Now a rematch is expected, and it is Fury's weight which is under question. His ideal weight is no higher than 250 pounds. According to trainer Peter Fury, speaking to iFL TV, he entered camp at nearly 22 stone (around 300 pounds) and weighed in at 274 pounds fully clothed.
In the fight he was visibly overweight and was breathing heavily even before the bout ended in Round 4.
It seems that Fury let himself go after the disappointment of missing out on the David Haye fight, and hopefully he is now back in the gym, redisciplined—and on the road to better fitness.
However, this will be something to watch because whilst Fury could get away with a very open style and a lack of top fitness against a club fighter like Joey Abell, he would get punished for it by Chisora or any other top heavyweight.

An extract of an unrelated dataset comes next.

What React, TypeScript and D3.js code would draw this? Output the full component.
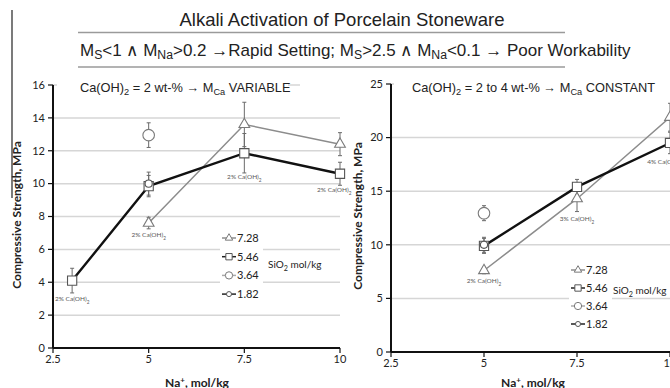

6. The Last Tube Is More Enticing Than Kevin Johnson
There have been empty seats at all of Frank Warren's shows at the Copperbox, but there seemed to be a better crowd there last night for the third event at the new arena.
As with previous Warren shows there were some strange decisions in terms of timings, and the final bell of Chisora-Johnson rang at past midnight.
That meant that throughout the supposed main event, there was the sight of fans streaming out of the arena, presumably looking to catch the last tube home.
There were a lot of friends turned fans there for prospects Bradley Skeete, Georgie Kean and Frank Buglioni and, having seen their men, the disappointing main event wasn't enough to keep them in their seats to then risk the vagaries of late-night travel.
Quite why the card has to run to such an inconvenient time is anybody's guess. The downside is obvious, and the upside is opaque. It certainly doesn't look good on TV when fans are actively walking away from a main-event fight and, in Chisora, a fighter who should be perceived as a box-office draw.